Define the terms (i) mass defect (ii) binding energy for a nucleus and state the relation between the two.

Let's delve into the concepts of mass defect and binding energy, which are fundamental in understanding nuclear physics. These terms help us grasp how energy and mass are interrelated in atomic nuclei.

Understanding Mass Defect

The mass defect refers to the difference between the total mass of a nucleus and the sum of the individual masses of its constituent protons and neutrons. When protons and neutrons come together to form a nucleus, some mass is converted into energy, which is released during the formation of the nucleus. This phenomenon can be explained by Einstein's famous equation, E=mc², which shows that mass can be converted into energy.

Example of Mass Defect

Consider a helium nucleus, which consists of 2 protons and 2 neutrons. If you were to add up the masses of these individual particles, you would find that their total mass is slightly greater than the mass of the helium nucleus itself. The difference in mass is the mass defect, which indicates that energy has been released when the nucleus was formed.

Exploring Binding Energy

Binding energy is the energy required to disassemble a nucleus into its individual protons and neutrons. It can also be thought of as the energy released when a nucleus is formed from its constituent particles. The greater the binding energy, the more stable the nucleus is, as it indicates a stronger force holding the nucleons together.

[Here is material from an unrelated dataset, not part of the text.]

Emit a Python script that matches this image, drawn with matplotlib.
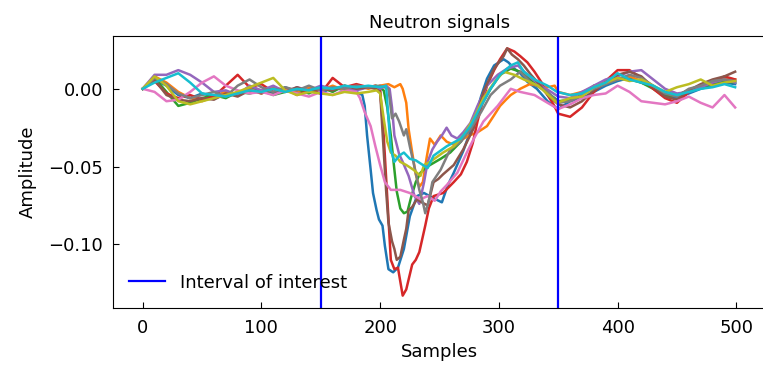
import matplotlib
matplotlib.use("Agg")
import matplotlib.pyplot as plt
from matplotlib.ticker import MultipleLocator
import numpy as np

# common sample grids for the quiet parts before and after the pulse
pre_x = [0, 10, 20, 30, 40, 50, 60, 70, 80, 90, 100, 110, 120, 130, 140, 150, 160, 170, 180]
post_x = [360, 370, 380, 390, 400, 410, 420, 430, 440, 450, 460, 470, 480, 490, 499]

# signal 0 (blue)
s0_pre = [0, 0.006, 0.002, -0.004, -0.006, -0.003, -0.005, -0.002, -0.004, 0.001,
          -0.002, -0.003, 0.001, -0.002, 0.000, -0.003, 0.001, -0.001, -0.002]
s0_px = [185, 187, 189, 192, 194, 197, 199, 202, 204, 207, 211, 215, 220, 225, 231, 237,
         244, 252, 257, 262, 270, 279, 285, 290, 296, 304, 308, 313, 318, 324, 332, 341, 346, 350]
s0_pv = [-0.004, -0.011, -0.030, -0.052, -0.067, -0.078, -0.084, -0.088, -0.101, -0.116,
         -0.118, -0.115, -0.103, -0.082, -0.069, -0.067, -0.070, -0.073, -0.062, -0.054,
         -0.040, -0.021, -0.005, 0.0065, 0.015, 0.019, 0.017, 0.013, 0.010, 0.0045, 0.000,
         -0.008, -0.011, -0.013]
s0_post = [-0.008, -0.006, -0.002, 0.002, 0.005, 0.007, 0.004, 0.001, -0.004, -0.006,
           -0.003, 0.000, 0.002, 0.004, 0.003]

# signal 1 (orange)
s1_pre = [0, 0.008, 0.004, -0.002, -0.006, -0.008, -0.005, -0.002, -0.004, 0.000,
          -0.003, 0.001, -0.001, -0.002, 0.001, -0.001, 0.002, -0.001, 0.002]
s1_px = [190, 200, 207, 212, 217, 219, 222, 224, 227, 230, 233, 236, 239, 242, 246, 251,
         256, 262, 268, 275, 282, 290, 296, 301, 306, 310, 318, 326, 333, 341, 347, 350]
s1_pv = [0.000, 0.002, 0.003, 0.001, 0.003, 0.000, -0.009, -0.026, -0.041, -0.055, -0.063,
         -0.060, -0.045, -0.032, -0.036, -0.030, -0.034, -0.036, -0.033, -0.030, -0.028,
         -0.024, -0.017, -0.011, -0.007, -0.004, 0.000, 0.003, 0.002, 0.001, 0.002, -0.002]
s1_post = [-0.004, -0.002, 0.001, 0.004, 0.006, 0.008, 0.005, 0.001, -0.002, -0.004,
           -0.001, 0.002, 0.004, 0.007, 0.006]

# signal 2 (green)
s2_pre = [0, 0.007, -0.002, -0.011, -0.009, -0.006, -0.004, -0.006, -0.002, -0.003,
          -0.001, -0.004, -0.002, 0.000, -0.003, 0.001, -0.002, 0.002, 0.000]
s2_px = [190, 197, 203, 206, 209, 212, 214, 217, 220, 223, 226, 230, 234, 238, 242, 251,
         259, 268, 276, 285, 293, 301, 310, 318, 330, 340, 347, 350]
s2_pv = [0.001, 0.002, -0.001, -0.012, -0.030, -0.052, -0.066, -0.077, -0.080, -0.079,
         -0.070, -0.060, -0.054, -0.051, -0.049, -0.045, -0.041, -0.034, -0.024, -0.011,
         0.000, 0.009, 0.013, 0.011, 0.004, -0.002, -0.006, -0.008]
s2_post = [-0.007, -0.004, 0.002, 0.004, 0.007, 0.006, 0.004, 0.000, -0.005, -0.004,
           -0.001, 0.001, 0.003, 0.005, 0.004]

# signal 3 (red)
s3_pre = [0, 0.005, -0.003, -0.006, -0.004, -0.007, -0.005, 0.002, 0.009, 0.001,
          0.003, -0.002, 0.000, -0.004, -0.001, -0.003, 0.007, 0.001, 0.003]
s3_px = [190, 196, 200, 203, 206, 209, 212, 215, 219, 222, 227, 230, 233, 238, 241, 245,
         253, 262, 268, 273, 278, 282, 290, 296, 301, 307, 313, 318, 324, 330, 336, 341, 346, 350]
s3_pv = [0.001, 0.002, -0.001, -0.030, -0.070, -0.110, -0.116, -0.115, -0.133, -0.129,
         -0.113, -0.110, -0.105, -0.088, -0.077, -0.069, -0.067, -0.060, -0.055, -0.047,
         -0.035, -0.021, 0.002, 0.012, 0.019, 0.026, 0.024, 0.021, 0.017, 0.011, 0.004,
         -0.004, -0.010, -0.016]
s3_post = [-0.018, -0.012, -0.002, 0.005, 0.012, 0.012, 0.007, 0.000, -0.006, -0.009,
           -0.002, 0.002, 0.004, 0.008, 0.006]

# signal 4 (purple)
s4_pre = [0, 0.009, 0.009, 0.012, 0.009, 0.004, -0.002, -0.001, -0.004, 0.002,
          -0.001, 0.002, -0.002, 0.001, -0.001, 0.002, 0.000, 0.001, -0.001]
s4_px = [190, 200, 205, 208, 210, 212, 216, 219, 224, 229, 233, 237, 240, 244, 248, 252,
         256, 260, 265, 270, 276, 282, 290, 299, 307, 316, 324, 335, 342, 350]
s4_pv = [0.001, 0.000, 0.002, 0.000, -0.012, -0.030, -0.042, -0.047, -0.056, -0.069,
         -0.074, -0.060, -0.047, -0.039, -0.034, -0.030, -0.025, -0.030, -0.032, -0.028,
         -0.022, -0.011, 0.002, 0.009, 0.013, 0.015, 0.009, 0.002, -0.001, -0.005]
s4_post = [-0.006, -0.002, 0.002, 0.006, 0.008, 0.011, 0.012, 0.006, 0.000, -0.003,
           -0.002, 0.001, 0.004, 0.006, 0.004]

# signal 5 (brown)
s5_pre = [0, 0.006, -0.004, -0.007, -0.008, -0.006, -0.007, -0.003, -0.005, -0.001,
          -0.003, 0.000, -0.002, 0.001, -0.002, 0.000, -0.001, 0.002, 0.000]
s5_px = [190, 196, 200, 203, 205, 207, 210, 212, 214, 217, 220, 222, 224, 227, 231, 235,
         240, 245, 249, 253, 262, 270, 279, 287, 296, 304, 307, 311, 316, 321, 327, 334, 341, 350]
s5_pv = [0.001, 0.000, -0.002, -0.040, -0.065, -0.086, -0.098, -0.103, -0.110, -0.108,
         -0.097, -0.090, -0.078, -0.076, -0.071, -0.073, -0.075, -0.060, -0.058, -0.055,
         -0.049, -0.039, -0.025, -0.002, 0.013, 0.021, 0.026, 0.022, 0.019, 0.015, 0.009,
         0.003, -0.004, -0.010]
s5_post = [-0.012, -0.008, -0.001, 0.004, 0.009, 0.011, 0.008, 0.001, -0.005, -0.007,
           -0.001, 0.003, 0.006, 0.008, 0.011]

# signal 6 (pink)
s6_pre = [0, -0.002, -0.008, -0.007, -0.002, 0.004, 0.008, 0.002, -0.001, -0.003,
          -0.002, -0.004, -0.001, -0.003, -0.005, -0.002, -0.004, -0.001, -0.002]
s6_px = [183, 187, 192, 196, 200, 204, 209, 217, 225, 234, 240, 246, 251, 256, 265, 273,
         279, 287, 299, 310, 318, 330, 341, 350]
s6_pv = [-0.006, -0.015, -0.024, -0.037, -0.049, -0.060, -0.065, -0.065, -0.067, -0.071,
         -0.069, -0.072, -0.066, -0.062, -0.054, -0.041, -0.032, -0.021, -0.011, 0.000,
         -0.002, -0.004, -0.009, -0.013]
s6_post = [-0.010, -0.006, -0.004, -0.003, 0.002, -0.002, -0.008, -0.009, -0.010, -0.008,
           -0.005, -0.009, -0.012, -0.004, -0.012]

# signal 7 (grey)
s7_pre = [0, 0.007, 0.003, -0.003, -0.006, -0.004, -0.002, -0.005, 0.002, 0.006,
          0.001, -0.002, 0.001, -0.001, 0.002, -0.001, 0.001, 0.000, 0.002]
s7_px = [190, 200, 207, 210, 213, 216, 220, 222, 225, 228, 233, 236, 238, 241, 244, 251,
         259, 268, 276, 285, 293, 301, 310, 318, 327, 341, 350]
s7_pv = [0.001, 0.002, 0.000, -0.019, -0.016, -0.021, -0.030, -0.026, -0.037, -0.047,
         -0.065, -0.073, -0.080, -0.072, -0.060, -0.052, -0.039, -0.034, -0.026, -0.015,
         -0.004, 0.002, 0.006, 0.011, 0.004, -0.002, -0.009]
s7_post = [-0.008, -0.004, 0.000, 0.003, 0.006, 0.009, 0.007, 0.002, -0.003, -0.005,
           0.000, 0.002, 0.005, 0.006, 0.005]

# signal 8 (olive)
s8_pre = [0, 0.008, 0.002, -0.008, -0.010, -0.008, -0.006, -0.004, -0.002, 0.001,
          0.004, 0.007, -0.001, -0.004, -0.002, -0.003, -0.004, -0.002, -0.003]
s8_px = [190, 197, 200, 203, 206, 209, 213, 217, 222, 228, 234, 237, 242, 253, 262, 270,
         279, 287, 296, 304, 313, 321, 333, 349]
s8_pv = [-0.002, -0.001, -0.003, -0.019, -0.034, -0.041, -0.043, -0.047, -0.049, -0.052,
         -0.056, -0.049, -0.047, -0.041, -0.037, -0.030, -0.019, -0.006, 0.004, 0.011,
         0.009, 0.006, 0.002, -0.009]
s8_post = [-0.006, -0.005, 0.001, 0.004, 0.007, 0.005, 0.006, 0.002, -0.002, 0.001,
           0.003, 0.006, 0.002, 0.004, 0.005]

# signal 9 (cyan)
s9_pre = [0, 0.004, 0.007, 0.010, 0.004, -0.003, -0.004, -0.005, -0.003, -0.001,
          -0.002, 0.000, -0.002, 0.000, -0.001, 0.001, 0.000, 0.002, 0.001]
s9_px = [190, 200, 205, 207, 209, 212, 216, 220, 225, 230, 236, 240, 245, 256, 268, 276,
         285, 293, 301, 310, 316, 321, 330, 341, 349]
s9_pv = [0.002, 0.001, 0.002, -0.019, -0.039, -0.047, -0.043, -0.041, -0.045, -0.046,
         -0.049, -0.051, -0.043, -0.037, -0.032, -0.024, -0.011, 0.000, 0.009, 0.015,
         0.017, 0.011, 0.006, 0.002, -0.002]
s9_post = [-0.004, -0.003, 0.001, 0.004, 0.010, 0.006, 0.004, 0.002, -0.002, -0.004,
           -0.002, 0.000, 0.001, 0.003, 0.001]

signals = [
    (s0_pre, s0_px, s0_pv, s0_post),
    (s1_pre, s1_px, s1_pv, s1_post),
    (s2_pre, s2_px, s2_pv, s2_post),
    (s3_pre, s3_px, s3_pv, s3_post),
    (s4_pre, s4_px, s4_pv, s4_post),
    (s5_pre, s5_px, s5_pv, s5_post),
    (s6_pre, s6_px, s6_pv, s6_post),
    (s7_pre, s7_px, s7_pv, s7_post),
    (s8_pre, s8_px, s8_pv, s8_post),
    (s9_pre, s9_px, s9_pv, s9_post),
]

interval = [150, 350]

fig = plt.figure(figsize=(7.63, 3.66), dpi=100)
# the right spine falls just outside the picture, as in the original
ax = fig.add_axes([113 / 763, 58 / 366, 653 / 763, 272 / 366])

for pre, px, pv, post in signals:
    x = np.concatenate([pre_x, px, post_x])
    y = np.concatenate([pre, pv, post])
    ax.plot(x, y, linewidth=1.8)

ax.axvline(interval[0], color="blue", linewidth=1.6, label="Interval of interest")
ax.axvline(interval[1], color="blue", linewidth=1.6)

ax.set_xlim(-25, 525)
ax.yaxis.set_major_locator(MultipleLocator(0.05))
ax.set_title("Neutron signals", fontsize=13)
ax.set_xlabel("Samples", fontsize=13)
ax.set_ylabel("Amplitude", fontsize=13, labelpad=8)
ax.tick_params(axis="both", direction="in", length=4, labelsize=13)
ax.tick_params(axis="x", pad=8)
ax.tick_params(axis="y", pad=7)
ax.legend(loc="lower left", frameon=False, fontsize=13)

fig.savefig("out.png", dpi=100)
plt.close(fig)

Binding Energy Calculation

The binding energy can be calculated using the mass defect. The relationship is given by the equation:

• Binding Energy (BE) = Mass Defect (Δm) × c²

Here, Δm is the mass defect in kilograms, and c is the speed of light (approximately 3 × 10⁸ m/s). This equation shows that a small amount of mass can be converted into a large amount of energy, highlighting the powerful forces at play within atomic nuclei.

Connecting Mass Defect and Binding Energy

To summarize, the mass defect and binding energy are intrinsically linked. The mass defect represents the mass lost when nucleons bind together, while the binding energy quantifies the energy associated with that mass loss. A larger mass defect corresponds to a higher binding energy, indicating a more stable nucleus. This relationship is crucial in nuclear reactions, such as fission and fusion, where changes in binding energy can lead to significant energy release.

In essence, understanding these concepts not only enhances our knowledge of atomic structure but also provides insights into the processes that power stars and nuclear reactors. The interplay between mass and energy is a cornerstone of modern physics, illustrating the profound connections within the universe.